Jersey electrical workers rally as new talks

About 300 striking electrical workers rallied December 18 in Morris Township, headquarters of Jersey Central Power & Light Company (JCP&L), as the strike by the International Brotherhood of Electrical Workers (IBEW) enters its 19th day. The rally called attention to the fact that JCP&L had increased its assets in the past year by $10 million—up to a total of $110 million.

JCP&L, a subsidiary of Ohio’s FirstEnergy for the past three years, is seeking sharp increases in the workers’ portion of health benefit costs while scrapping dental and vision plans. The company is also seeking a broad revision of work rules. The rally comes as new mediated talks are scheduled to get underway December 21.

Minneapolis public housing workers strike

Construction and maintenance workers for the Minneapolis Public Housing Authority (MPHA) walked out on strike December 14 after two months of mediated talks failed to produce an agreement. The 76 members of the Construction and General Laborers Local 563 have been without a contract since March as wages have proved to be a major sticking point.

In particular, many workers took classes at the request of the MPHA and were supposed to have received a progression step wage increase after completing the program. But the MPHA has reneged on its agreement.

Canada

Alberta teachers locked out

One hundred sixty-five Catholic teachers in Medicine Hat, Alberta, were locked out December 13 after contract negotiations broke down over the issues of salaries, working conditions and health benefits. The teachers, members of the Alberta Teachers Association, went on strike the next day.

The teachers have been without a contract since August of last year and are demanding a pay increase of 10.3 percent over four years, including 2 percent retroactive to September 1, 2004, while the school board is offering 11 percent over five years.

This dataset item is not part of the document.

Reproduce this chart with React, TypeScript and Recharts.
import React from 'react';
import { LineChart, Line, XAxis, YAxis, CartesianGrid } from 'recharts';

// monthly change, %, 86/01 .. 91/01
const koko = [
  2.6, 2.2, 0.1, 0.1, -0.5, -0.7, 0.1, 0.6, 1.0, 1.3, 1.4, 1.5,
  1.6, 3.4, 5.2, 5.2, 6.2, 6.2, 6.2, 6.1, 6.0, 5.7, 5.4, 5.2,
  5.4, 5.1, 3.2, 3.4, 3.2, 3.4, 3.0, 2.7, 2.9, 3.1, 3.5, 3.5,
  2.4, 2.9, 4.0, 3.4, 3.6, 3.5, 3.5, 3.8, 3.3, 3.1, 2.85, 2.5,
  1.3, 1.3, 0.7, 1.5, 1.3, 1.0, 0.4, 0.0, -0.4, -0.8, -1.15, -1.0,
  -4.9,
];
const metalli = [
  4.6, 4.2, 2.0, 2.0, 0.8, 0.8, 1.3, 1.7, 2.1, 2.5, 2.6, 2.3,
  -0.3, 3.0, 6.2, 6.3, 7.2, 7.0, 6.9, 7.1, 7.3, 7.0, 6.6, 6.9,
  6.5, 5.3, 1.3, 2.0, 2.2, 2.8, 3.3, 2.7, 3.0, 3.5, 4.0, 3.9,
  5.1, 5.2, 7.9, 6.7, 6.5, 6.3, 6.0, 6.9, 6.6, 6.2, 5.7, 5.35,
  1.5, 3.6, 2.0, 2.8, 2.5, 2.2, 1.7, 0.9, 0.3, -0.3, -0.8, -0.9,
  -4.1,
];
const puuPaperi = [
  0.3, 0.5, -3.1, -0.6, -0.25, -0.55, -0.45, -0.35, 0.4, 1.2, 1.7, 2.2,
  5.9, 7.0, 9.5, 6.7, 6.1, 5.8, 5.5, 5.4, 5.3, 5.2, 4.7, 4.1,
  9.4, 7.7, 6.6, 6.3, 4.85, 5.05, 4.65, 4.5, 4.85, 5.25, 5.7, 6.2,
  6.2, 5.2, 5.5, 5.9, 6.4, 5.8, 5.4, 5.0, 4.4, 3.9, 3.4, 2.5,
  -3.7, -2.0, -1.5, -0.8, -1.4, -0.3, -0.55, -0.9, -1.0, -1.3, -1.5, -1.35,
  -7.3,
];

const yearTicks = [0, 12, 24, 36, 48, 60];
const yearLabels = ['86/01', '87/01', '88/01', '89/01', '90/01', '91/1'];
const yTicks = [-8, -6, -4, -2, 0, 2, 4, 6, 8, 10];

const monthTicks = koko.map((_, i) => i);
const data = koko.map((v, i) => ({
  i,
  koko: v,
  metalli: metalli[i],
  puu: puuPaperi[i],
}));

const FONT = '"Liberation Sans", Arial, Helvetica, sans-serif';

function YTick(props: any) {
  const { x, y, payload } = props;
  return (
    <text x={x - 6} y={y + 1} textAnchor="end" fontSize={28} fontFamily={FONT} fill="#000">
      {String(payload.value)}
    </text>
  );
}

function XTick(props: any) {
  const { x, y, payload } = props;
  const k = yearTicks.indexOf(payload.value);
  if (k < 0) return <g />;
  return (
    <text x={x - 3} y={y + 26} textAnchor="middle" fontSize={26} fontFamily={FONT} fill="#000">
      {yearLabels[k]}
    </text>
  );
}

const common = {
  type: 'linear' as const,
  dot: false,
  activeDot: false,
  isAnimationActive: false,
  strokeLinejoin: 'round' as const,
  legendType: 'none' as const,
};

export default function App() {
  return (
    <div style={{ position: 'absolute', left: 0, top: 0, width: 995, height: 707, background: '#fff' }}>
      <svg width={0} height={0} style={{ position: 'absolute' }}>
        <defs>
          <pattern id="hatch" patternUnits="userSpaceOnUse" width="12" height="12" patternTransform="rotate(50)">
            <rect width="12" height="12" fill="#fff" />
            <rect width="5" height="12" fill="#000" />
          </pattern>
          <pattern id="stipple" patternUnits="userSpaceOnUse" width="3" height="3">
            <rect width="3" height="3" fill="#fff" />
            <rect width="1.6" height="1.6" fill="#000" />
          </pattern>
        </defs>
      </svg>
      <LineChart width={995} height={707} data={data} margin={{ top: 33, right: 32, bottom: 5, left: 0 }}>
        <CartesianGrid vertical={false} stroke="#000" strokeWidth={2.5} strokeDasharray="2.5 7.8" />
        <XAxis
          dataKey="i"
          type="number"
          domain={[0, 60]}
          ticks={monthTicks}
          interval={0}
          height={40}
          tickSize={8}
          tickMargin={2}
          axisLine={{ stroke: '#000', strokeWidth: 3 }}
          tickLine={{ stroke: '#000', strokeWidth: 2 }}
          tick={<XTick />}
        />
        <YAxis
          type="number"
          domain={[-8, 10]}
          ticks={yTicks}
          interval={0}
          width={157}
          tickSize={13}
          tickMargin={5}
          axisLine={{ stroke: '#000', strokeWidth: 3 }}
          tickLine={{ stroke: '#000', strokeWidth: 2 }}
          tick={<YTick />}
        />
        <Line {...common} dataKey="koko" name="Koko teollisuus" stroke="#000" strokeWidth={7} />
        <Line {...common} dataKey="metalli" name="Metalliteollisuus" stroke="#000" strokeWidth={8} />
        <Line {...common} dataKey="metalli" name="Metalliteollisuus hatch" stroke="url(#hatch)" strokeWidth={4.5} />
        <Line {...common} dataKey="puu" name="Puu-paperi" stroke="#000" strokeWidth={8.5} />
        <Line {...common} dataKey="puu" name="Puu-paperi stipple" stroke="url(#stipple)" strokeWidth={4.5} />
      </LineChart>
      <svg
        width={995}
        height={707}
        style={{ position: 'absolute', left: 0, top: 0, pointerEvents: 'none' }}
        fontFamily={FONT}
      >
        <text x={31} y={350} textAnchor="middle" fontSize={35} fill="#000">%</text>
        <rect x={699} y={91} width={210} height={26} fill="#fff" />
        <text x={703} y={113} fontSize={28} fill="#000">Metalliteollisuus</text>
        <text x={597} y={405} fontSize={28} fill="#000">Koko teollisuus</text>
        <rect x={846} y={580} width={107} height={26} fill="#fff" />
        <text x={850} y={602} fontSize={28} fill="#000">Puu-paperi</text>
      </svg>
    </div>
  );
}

In addition, teachers are demanding a cap on the length of a work week.

The provincial government intervened last November in a similar dispute in Parkland school district, preventing both a lockout and a teachers’ strike. This time, such an intervention is not expected because a lockout is already in effect.

New Brunswick paper mill workers vote to strike

On December 13, about 700 workers at the pulp and paper mill in Miramichi, New Brunswick, voted by a 96.7 margin in favor of strike action. The workers are represented by Local 689 of the Communications, Energy and Paperworkers Union of Canada (CEP). In response to a notice delivered by the union on December 15, the UPM-Kymmene Corporation, the company that owns the mill, immediately started shutting down its two paper machines in preparation for the strike.

The company had already announced plans to decrease the number of workers employed at the mill from 1,200 to 800 by the end of January next year in a restructuring that would result in harvesting publicly owned forests in New Brunswick and transporting the logs to more modern mills in Newfoundland or the US.